◆ Stated goal
Every line that contains the word "with" should be copied.

◆ Excerpted data
----
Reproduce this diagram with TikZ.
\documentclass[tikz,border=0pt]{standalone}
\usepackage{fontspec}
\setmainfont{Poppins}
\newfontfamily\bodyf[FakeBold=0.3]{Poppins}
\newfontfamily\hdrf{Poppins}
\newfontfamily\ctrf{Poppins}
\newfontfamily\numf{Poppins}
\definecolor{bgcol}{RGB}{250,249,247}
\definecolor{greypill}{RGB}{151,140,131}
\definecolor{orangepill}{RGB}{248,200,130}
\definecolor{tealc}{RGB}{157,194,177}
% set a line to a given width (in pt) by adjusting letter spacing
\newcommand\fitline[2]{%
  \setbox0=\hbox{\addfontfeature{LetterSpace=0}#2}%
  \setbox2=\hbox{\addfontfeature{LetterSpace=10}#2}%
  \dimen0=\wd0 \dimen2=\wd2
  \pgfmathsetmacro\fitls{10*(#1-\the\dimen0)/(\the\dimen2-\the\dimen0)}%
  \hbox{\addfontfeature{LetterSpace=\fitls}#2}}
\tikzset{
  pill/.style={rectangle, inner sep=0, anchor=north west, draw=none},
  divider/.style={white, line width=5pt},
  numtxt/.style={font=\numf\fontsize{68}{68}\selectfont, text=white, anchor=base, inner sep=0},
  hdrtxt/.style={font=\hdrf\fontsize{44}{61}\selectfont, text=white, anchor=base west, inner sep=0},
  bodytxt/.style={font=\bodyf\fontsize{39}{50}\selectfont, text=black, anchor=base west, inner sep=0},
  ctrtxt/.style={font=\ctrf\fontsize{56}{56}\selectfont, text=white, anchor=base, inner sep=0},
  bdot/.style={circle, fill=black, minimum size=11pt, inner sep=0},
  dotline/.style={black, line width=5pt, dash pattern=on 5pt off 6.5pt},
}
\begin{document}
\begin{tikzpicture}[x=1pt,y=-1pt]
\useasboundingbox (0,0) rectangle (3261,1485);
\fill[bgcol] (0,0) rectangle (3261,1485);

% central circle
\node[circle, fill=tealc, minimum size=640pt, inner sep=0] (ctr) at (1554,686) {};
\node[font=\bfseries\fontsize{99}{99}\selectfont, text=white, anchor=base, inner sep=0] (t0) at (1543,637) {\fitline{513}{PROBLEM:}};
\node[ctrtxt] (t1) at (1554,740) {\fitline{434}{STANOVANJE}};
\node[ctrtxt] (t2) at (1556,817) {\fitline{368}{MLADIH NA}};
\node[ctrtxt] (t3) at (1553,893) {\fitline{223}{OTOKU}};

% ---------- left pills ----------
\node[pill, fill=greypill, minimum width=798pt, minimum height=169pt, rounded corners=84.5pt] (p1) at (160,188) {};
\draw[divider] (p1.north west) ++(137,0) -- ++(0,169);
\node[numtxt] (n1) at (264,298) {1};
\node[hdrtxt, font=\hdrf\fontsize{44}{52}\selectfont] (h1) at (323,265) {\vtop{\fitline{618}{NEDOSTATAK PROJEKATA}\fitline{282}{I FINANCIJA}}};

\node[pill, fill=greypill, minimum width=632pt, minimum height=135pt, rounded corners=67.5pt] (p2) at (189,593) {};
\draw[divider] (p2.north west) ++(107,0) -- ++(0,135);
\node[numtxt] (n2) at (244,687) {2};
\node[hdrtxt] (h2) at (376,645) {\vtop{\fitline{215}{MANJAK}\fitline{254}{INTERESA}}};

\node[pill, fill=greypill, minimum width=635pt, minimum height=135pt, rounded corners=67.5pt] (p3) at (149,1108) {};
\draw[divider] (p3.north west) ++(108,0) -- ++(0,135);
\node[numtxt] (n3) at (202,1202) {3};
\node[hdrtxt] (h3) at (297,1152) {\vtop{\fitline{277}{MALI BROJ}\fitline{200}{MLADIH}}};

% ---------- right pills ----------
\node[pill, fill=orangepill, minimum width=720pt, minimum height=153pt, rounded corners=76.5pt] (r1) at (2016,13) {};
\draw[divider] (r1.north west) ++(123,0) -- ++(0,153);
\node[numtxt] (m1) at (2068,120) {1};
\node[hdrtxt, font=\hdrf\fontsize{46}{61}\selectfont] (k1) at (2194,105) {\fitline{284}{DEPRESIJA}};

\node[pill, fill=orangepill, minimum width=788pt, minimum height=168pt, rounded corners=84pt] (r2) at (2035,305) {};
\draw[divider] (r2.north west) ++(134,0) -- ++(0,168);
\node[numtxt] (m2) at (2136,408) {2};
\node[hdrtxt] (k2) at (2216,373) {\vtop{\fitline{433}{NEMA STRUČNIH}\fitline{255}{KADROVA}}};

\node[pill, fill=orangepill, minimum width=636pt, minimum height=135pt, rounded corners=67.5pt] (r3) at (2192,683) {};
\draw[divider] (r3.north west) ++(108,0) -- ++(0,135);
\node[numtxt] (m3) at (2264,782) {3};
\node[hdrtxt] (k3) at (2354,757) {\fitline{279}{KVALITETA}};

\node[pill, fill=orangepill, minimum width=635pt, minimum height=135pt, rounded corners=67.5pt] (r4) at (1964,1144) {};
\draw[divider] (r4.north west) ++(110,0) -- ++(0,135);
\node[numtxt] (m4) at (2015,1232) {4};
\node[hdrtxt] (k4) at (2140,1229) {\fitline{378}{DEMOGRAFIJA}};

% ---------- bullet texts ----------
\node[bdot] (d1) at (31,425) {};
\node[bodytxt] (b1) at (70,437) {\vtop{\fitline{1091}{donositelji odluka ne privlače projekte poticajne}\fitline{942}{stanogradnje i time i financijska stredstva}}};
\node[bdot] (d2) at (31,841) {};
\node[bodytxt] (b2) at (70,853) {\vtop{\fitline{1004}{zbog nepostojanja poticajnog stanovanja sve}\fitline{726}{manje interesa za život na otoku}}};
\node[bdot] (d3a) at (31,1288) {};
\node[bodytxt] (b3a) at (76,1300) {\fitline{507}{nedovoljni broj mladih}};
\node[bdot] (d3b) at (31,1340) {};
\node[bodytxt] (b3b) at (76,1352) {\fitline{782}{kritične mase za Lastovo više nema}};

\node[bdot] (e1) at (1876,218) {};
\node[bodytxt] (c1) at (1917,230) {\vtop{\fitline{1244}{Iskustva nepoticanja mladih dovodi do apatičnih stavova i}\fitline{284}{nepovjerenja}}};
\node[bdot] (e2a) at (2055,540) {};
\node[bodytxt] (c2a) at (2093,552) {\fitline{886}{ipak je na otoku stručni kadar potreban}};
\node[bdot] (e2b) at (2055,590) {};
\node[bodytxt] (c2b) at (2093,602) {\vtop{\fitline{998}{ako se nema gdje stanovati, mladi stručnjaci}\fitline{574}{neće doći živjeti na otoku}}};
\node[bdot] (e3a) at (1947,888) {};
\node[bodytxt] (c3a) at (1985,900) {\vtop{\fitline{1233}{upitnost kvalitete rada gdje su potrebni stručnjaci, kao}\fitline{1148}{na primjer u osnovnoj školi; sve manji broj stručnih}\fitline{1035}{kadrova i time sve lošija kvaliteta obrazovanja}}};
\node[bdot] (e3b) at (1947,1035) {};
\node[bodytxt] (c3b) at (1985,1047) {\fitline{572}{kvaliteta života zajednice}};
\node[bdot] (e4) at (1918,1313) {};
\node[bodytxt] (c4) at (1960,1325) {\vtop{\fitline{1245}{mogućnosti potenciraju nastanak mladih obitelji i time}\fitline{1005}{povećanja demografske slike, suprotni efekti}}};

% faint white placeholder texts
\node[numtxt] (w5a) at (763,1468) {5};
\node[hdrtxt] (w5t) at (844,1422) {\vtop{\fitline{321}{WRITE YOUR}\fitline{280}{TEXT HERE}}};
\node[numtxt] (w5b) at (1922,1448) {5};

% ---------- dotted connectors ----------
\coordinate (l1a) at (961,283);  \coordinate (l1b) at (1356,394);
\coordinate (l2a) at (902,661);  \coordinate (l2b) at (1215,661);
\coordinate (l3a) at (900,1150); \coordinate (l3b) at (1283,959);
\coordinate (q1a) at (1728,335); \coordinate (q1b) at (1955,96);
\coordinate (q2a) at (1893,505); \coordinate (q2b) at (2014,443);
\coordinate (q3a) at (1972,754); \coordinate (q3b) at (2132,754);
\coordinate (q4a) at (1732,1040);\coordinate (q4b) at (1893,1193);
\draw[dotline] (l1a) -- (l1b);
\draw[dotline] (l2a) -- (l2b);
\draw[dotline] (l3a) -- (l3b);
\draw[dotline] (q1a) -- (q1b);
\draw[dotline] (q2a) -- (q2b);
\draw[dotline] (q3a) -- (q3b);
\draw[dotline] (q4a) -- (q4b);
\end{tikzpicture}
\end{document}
----
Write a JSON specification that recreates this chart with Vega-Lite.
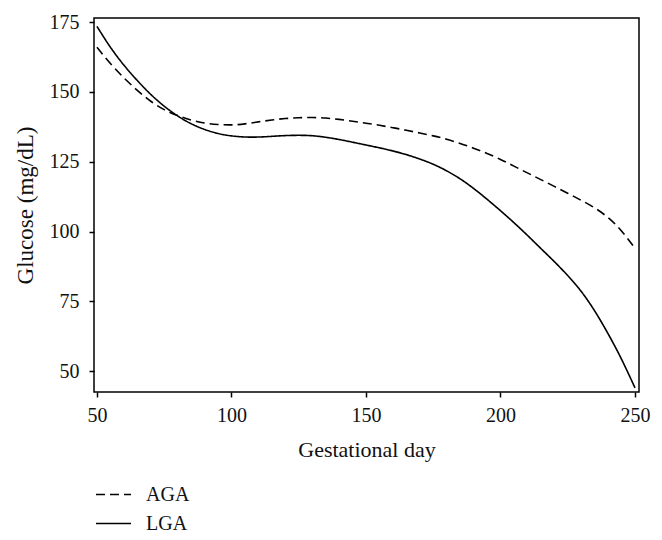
----
◆ Reply to the exercise
Reproduce this diagram with TikZ.
Write a JSON specification that recreates this chart with Vega-Lite.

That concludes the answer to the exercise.